You should now have a system that can detect frequencies and notes for you. You can go ahead and implement different versions of the frequency detection, like divide it to a frequency bands and use their combined loudness value to trigger events in your game. If you however want to detect more notes, you could refer to a table like http://www.phy.mtu.edu/~suits/notefreqs.html for more frequency values.
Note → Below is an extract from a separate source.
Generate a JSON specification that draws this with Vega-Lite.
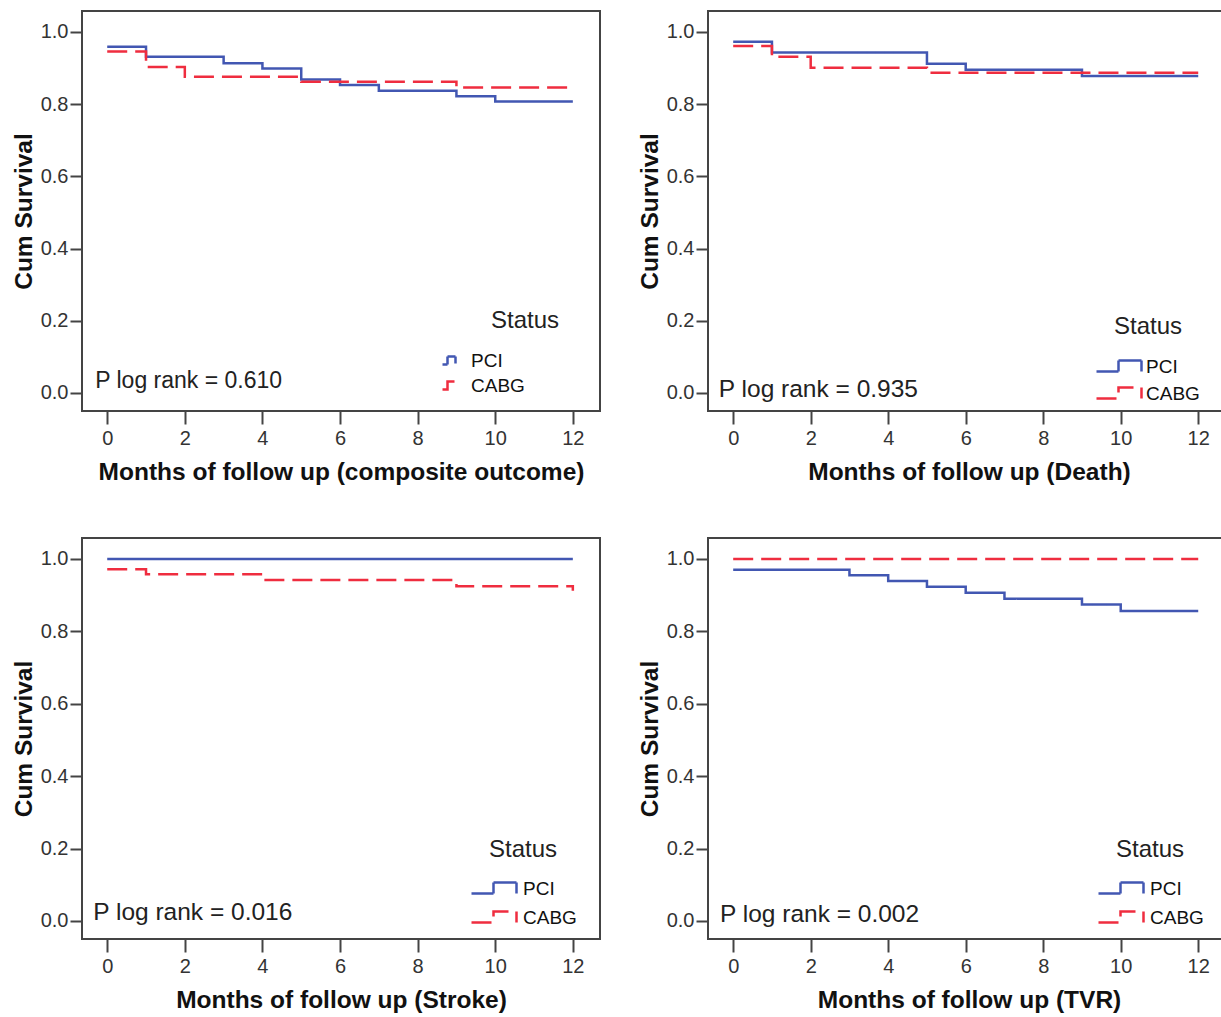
{
  "$schema": "https://vega.github.io/schema/vega-lite/v6.json",
  "background": "white",
  "padding": {"left": 10, "top": 10, "right": 0, "bottom": 0},
  "columns": 2,
  "spacing": {"row": 52, "column": 35},
  "resolve": {"scale": {"color": "independent", "strokeDash": "independent"}, "legend": {"color": "independent", "strokeDash": "independent"}},
  "config": {
    "font": "Liberation Sans",
    "view": {"stroke": "#444444", "strokeWidth": 2},
    "axis": {
      "domain": false, "grid": false, "tickColor": "#444444", "tickWidth": 2,
      "labelFont": "Liberation Sans", "labelFontSize": 20, "labelColor": "#333333",
      "titleFont": "Liberation Sans", "titleFontSize": 24.5, "titleFontWeight": "bold", "titleColor": "#111111"
    },
    "axisX": {"tickSize": 13, "labelPadding": 4, "titlePadding": 12},
    "axisY": {"tickSize": 12, "labelPadding": 2, "titlePadding": 4},
    "legend": {
      "padding": 0, "titleFont": "Liberation Sans", "titleFontSize": 24, "titleFontWeight": "normal", "titleColor": "#222222",
      "labelFont": "Liberation Sans", "labelFontSize": 19, "labelColor": "#111111",
      "symbolStrokeWidth": 2.5, "symbolFillColor": "transparent", "symbolSize": 4
    }
  },
  "datasets": {
    "composite": [
      {"group": "PCI", "t": 0, "s": 0.959, "i": 0},
      {"group": "PCI", "t": 1, "s": 0.931, "i": 1},
      {"group": "PCI", "t": 3, "s": 0.913, "i": 2},
      {"group": "PCI", "t": 4, "s": 0.899, "i": 3},
      {"group": "PCI", "t": 5, "s": 0.868, "i": 4},
      {"group": "PCI", "t": 6, "s": 0.853, "i": 5},
      {"group": "PCI", "t": 7, "s": 0.837, "i": 6},
      {"group": "PCI", "t": 9, "s": 0.822, "i": 7},
      {"group": "PCI", "t": 10, "s": 0.807, "i": 8},
      {"group": "PCI", "t": 12, "s": 0.807, "i": 9},
      {"group": "CABG", "t": 0, "s": 0.946, "i": 0},
      {"group": "CABG", "t": 1, "s": 0.903, "i": 1},
      {"group": "CABG", "t": 2, "s": 0.876, "i": 2},
      {"group": "CABG", "t": 5, "s": 0.862, "i": 3},
      {"group": "CABG", "t": 9, "s": 0.846, "i": 4},
      {"group": "CABG", "t": 12, "s": 0.846, "i": 5}
    ],
    "death": [
      {"group": "PCI", "t": 0, "s": 0.973, "i": 0},
      {"group": "PCI", "t": 1, "s": 0.943, "i": 1},
      {"group": "PCI", "t": 5, "s": 0.912, "i": 2},
      {"group": "PCI", "t": 6, "s": 0.895, "i": 3},
      {"group": "PCI", "t": 9, "s": 0.878, "i": 4},
      {"group": "PCI", "t": 12, "s": 0.878, "i": 5},
      {"group": "CABG", "t": 0, "s": 0.961, "i": 0},
      {"group": "CABG", "t": 1, "s": 0.931, "i": 1},
      {"group": "CABG", "t": 2, "s": 0.901, "i": 2},
      {"group": "CABG", "t": 5, "s": 0.887, "i": 3},
      {"group": "CABG", "t": 12, "s": 0.887, "i": 4}
    ],
    "stroke": [
      {"group": "PCI", "t": 0, "s": 1.0, "i": 0},
      {"group": "PCI", "t": 12, "s": 1.0, "i": 1},
      {"group": "CABG", "t": 0, "s": 0.972, "i": 0},
      {"group": "CABG", "t": 1, "s": 0.958, "i": 1},
      {"group": "CABG", "t": 4, "s": 0.942, "i": 2},
      {"group": "CABG", "t": 9, "s": 0.925, "i": 3},
      {"group": "CABG", "t": 12, "s": 0.925, "i": 4},
      {"group": "CABG", "t": 12, "s": 0.912, "i": 5}
    ],
    "tvr": [
      {"group": "PCI", "t": 0, "s": 0.970, "i": 0},
      {"group": "PCI", "t": 3, "s": 0.955, "i": 1},
      {"group": "PCI", "t": 4, "s": 0.939, "i": 2},
      {"group": "PCI", "t": 5, "s": 0.923, "i": 3},
      {"group": "PCI", "t": 6, "s": 0.907, "i": 4},
      {"group": "PCI", "t": 7, "s": 0.890, "i": 5},
      {"group": "PCI", "t": 9, "s": 0.874, "i": 6},
      {"group": "PCI", "t": 10, "s": 0.856, "i": 7},
      {"group": "PCI", "t": 12, "s": 0.856, "i": 8},
      {"group": "CABG", "t": 0, "s": 1.0, "i": 0},
      {"group": "CABG", "t": 12, "s": 1.0, "i": 1}
    ]
  },
  "concat": [
    {
      "width": 518, "height": 400,
      "layer": [
        {
          "data": {"name": "composite"},
          "mark": {"type": "line", "interpolate": "step-after", "strokeWidth": 2.5},
          "encoding": {
            "x": {"field": "t", "type": "quantitative", "scale": {"domain": [-0.65, 12.7], "nice": false, "zero": false}, "axis": {"values": [0, 2, 4, 6, 8, 10, 12], "title": "Months of follow up (composite outcome)"}},
            "y": {"field": "s", "type": "quantitative", "scale": {"domain": [-0.05, 1.058], "nice": false, "zero": false}, "axis": {"values": [0, 0.2, 0.4, 0.6, 0.8, 1], "format": ".1f", "title": "Cum Survival"}},
            "color": {"field": "group", "type": "nominal", "scale": {"domain": ["PCI", "CABG"], "range": ["#4257b2", "#ef2d3f"]},
              "legend": {"orient": "none", "legendX": 370, "legendY": 298, "title": "Status", "symbolType": "M-19,4H-14V-4H-6V3", "labelOffset": 0, "titleAnchor": "end", "titleAlign": "center", "titlePadding": 18, "rowPadding": 5}},
            "strokeDash": {"field": "group", "type": "nominal", "scale": {"domain": ["PCI", "CABG"], "range": [[1, 0], [20, 8]]},
              "legend": {"orient": "none", "legendX": 370, "legendY": 298, "title": "Status", "symbolType": "M-19,4H-14V-4H-6V3", "labelOffset": 0, "titleAnchor": "end", "titleAlign": "center", "titlePadding": 18, "rowPadding": 5}},
            "order": {"field": "i", "type": "quantitative"}
          }
        },
        {
          "data": {"values": [{"label": "P log rank = 0.610"}]},
          "mark": {"type": "text", "align": "left", "baseline": "middle", "fontSize": 23, "color": "#222222"},
          "encoding": {"x": {"datum": -0.31}, "y": {"datum": 0.033}, "text": {"field": "label", "type": "nominal"}}
        }
      ]
    },
    {
      "width": 522, "height": 400,
      "layer": [
        {
          "data": {"name": "death"},
          "mark": {"type": "line", "interpolate": "step-after", "strokeWidth": 2.5},
          "encoding": {
            "x": {"field": "t", "type": "quantitative", "scale": {"domain": [-0.65, 12.82], "nice": false, "zero": false}, "axis": {"values": [0, 2, 4, 6, 8, 10, 12], "title": "Months of follow up (Death)"}},
            "y": {"field": "s", "type": "quantitative", "scale": {"domain": [-0.05, 1.058], "nice": false, "zero": false}, "axis": {"values": [0, 0.2, 0.4, 0.6, 0.8, 1], "format": ".1f", "title": "Cum Survival"}},
            "color": {"field": "group", "type": "nominal", "scale": {"domain": ["PCI", "CABG"], "range": ["#4257b2", "#ef2d3f"]},
              "legend": {"orient": "none", "legendX": 406, "legendY": 304, "title": "Status", "symbolType": "M-27,5H-5V-6H18V5", "labelOffset": 13, "titleAnchor": "start", "titleAlign": "left", "titlePadding": 18, "rowPadding": 5}},
            "strokeDash": {"field": "group", "type": "nominal", "scale": {"domain": ["PCI", "CABG"], "range": [[1, 0], [20, 8]]},
              "legend": {"orient": "none", "legendX": 406, "legendY": 304, "title": "Status", "symbolType": "M-27,5H-5V-6H18V5", "labelOffset": 13, "titleAnchor": "start", "titleAlign": "left", "titlePadding": 18, "rowPadding": 5}},
            "order": {"field": "i", "type": "quantitative"}
          }
        },
        {
          "data": {"values": [{"label": "P log rank = 0.935"}]},
          "mark": {"type": "text", "align": "left", "baseline": "middle", "fontSize": 24.5, "color": "#222222"},
          "encoding": {"x": {"datum": -0.37}, "y": {"datum": 0.008}, "text": {"field": "label", "type": "nominal"}}
        }
      ]
    },
    {
      "width": 518, "height": 401,
      "layer": [
        {
          "data": {"name": "stroke"},
          "mark": {"type": "line", "interpolate": "step-after", "strokeWidth": 2.5},
          "encoding": {
            "x": {"field": "t", "type": "quantitative", "scale": {"domain": [-0.65, 12.7], "nice": false, "zero": false}, "axis": {"values": [0, 2, 4, 6, 8, 10, 12], "title": "Months of follow up (Stroke)"}},
            "y": {"field": "s", "type": "quantitative", "scale": {"domain": [-0.05, 1.058], "nice": false, "zero": false}, "axis": {"values": [0, 0.2, 0.4, 0.6, 0.8, 1], "format": ".1f", "title": "Cum Survival"}},
            "color": {"field": "group", "type": "nominal", "scale": {"domain": ["PCI", "CABG"], "range": ["#4257b2", "#ef2d3f"]},
              "legend": {"orient": "none", "legendX": 407, "legendY": 300, "title": "Status", "symbolType": "M-27,5H-5V-6H18V5", "labelOffset": 15, "titleAnchor": "start", "titleAlign": "left", "titlePadding": 17, "rowPadding": 7}},
            "strokeDash": {"field": "group", "type": "nominal", "scale": {"domain": ["PCI", "CABG"], "range": [[1, 0], [20, 8]]},
              "legend": {"orient": "none", "legendX": 407, "legendY": 300, "title": "Status", "symbolType": "M-27,5H-5V-6H18V5", "labelOffset": 15, "titleAnchor": "start", "titleAlign": "left", "titlePadding": 17, "rowPadding": 7}},
            "order": {"field": "i", "type": "quantitative"}
          }
        },
        {
          "data": {"values": [{"label": "P log rank = 0.016"}]},
          "mark": {"type": "text", "align": "left", "baseline": "middle", "fontSize": 24.5, "color": "#222222"},
          "encoding": {"x": {"datum": -0.36}, "y": {"datum": 0.022}, "text": {"field": "label", "type": "nominal"}}
        }
      ]
    },
    {
      "width": 522, "height": 401,
      "layer": [
        {
          "data": {"name": "tvr"},
          "mark": {"type": "line", "interpolate": "step-after", "strokeWidth": 2.5},
          "encoding": {
            "x": {"field": "t", "type": "quantitative", "scale": {"domain": [-0.65, 12.82], "nice": false, "zero": false}, "axis": {"values": [0, 2, 4, 6, 8, 10, 12], "title": "Months of follow up (TVR)"}},
            "y": {"field": "s", "type": "quantitative", "scale": {"domain": [-0.05, 1.058], "nice": false, "zero": false}, "axis": {"values": [0, 0.2, 0.4, 0.6, 0.8, 1], "format": ".1f", "title": "Cum Survival"}},
            "color": {"field": "group", "type": "nominal", "scale": {"domain": ["PCI", "CABG"], "range": ["#4257b2", "#ef2d3f"]},
              "legend": {"orient": "none", "legendX": 408, "legendY": 300, "title": "Status", "symbolType": "M-27,5H-5V-6H18V5", "labelOffset": 15, "titleAnchor": "start", "titleAlign": "left", "titlePadding": 17, "rowPadding": 7}},
            "strokeDash": {"field": "group", "type": "nominal", "scale": {"domain": ["PCI", "CABG"], "range": [[1, 0], [20, 8]]},
              "legend": {"orient": "none", "legendX": 408, "legendY": 300, "title": "Status", "symbolType": "M-27,5H-5V-6H18V5", "labelOffset": 15, "titleAnchor": "start", "titleAlign": "left", "titlePadding": 17, "rowPadding": 7}},
            "order": {"field": "i", "type": "quantitative"}
          }
        },
        {
          "data": {"values": [{"label": "P log rank = 0.002"}]},
          "mark": {"type": "text", "align": "left", "baseline": "middle", "fontSize": 24.5, "color": "#222222"},
          "encoding": {"x": {"datum": -0.34}, "y": {"datum": 0.017}, "text": {"field": "label", "type": "nominal"}}
        }
      ]
    }
  ]
}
There is a couple of considerations though. Make sure you select an appropriate sample rate for your implementation. For example, since I want to have a good resolution in the low frequencies, I use sample rate of 11025 and FFT size of 8192. this gives me a bit over 1Hz resolution up to around 5000Hz. Then there is a way to speed up the frequency calculation. Since FFT, by nature, does not give any meaningful information with a real-world signal over the Nyquist frequency, we can ignore the upper half of the bins. So when using 8192 bins, we need to iterate only to 4096 bins, which speeds up the GetFundamentalFrequency loop quite a bit.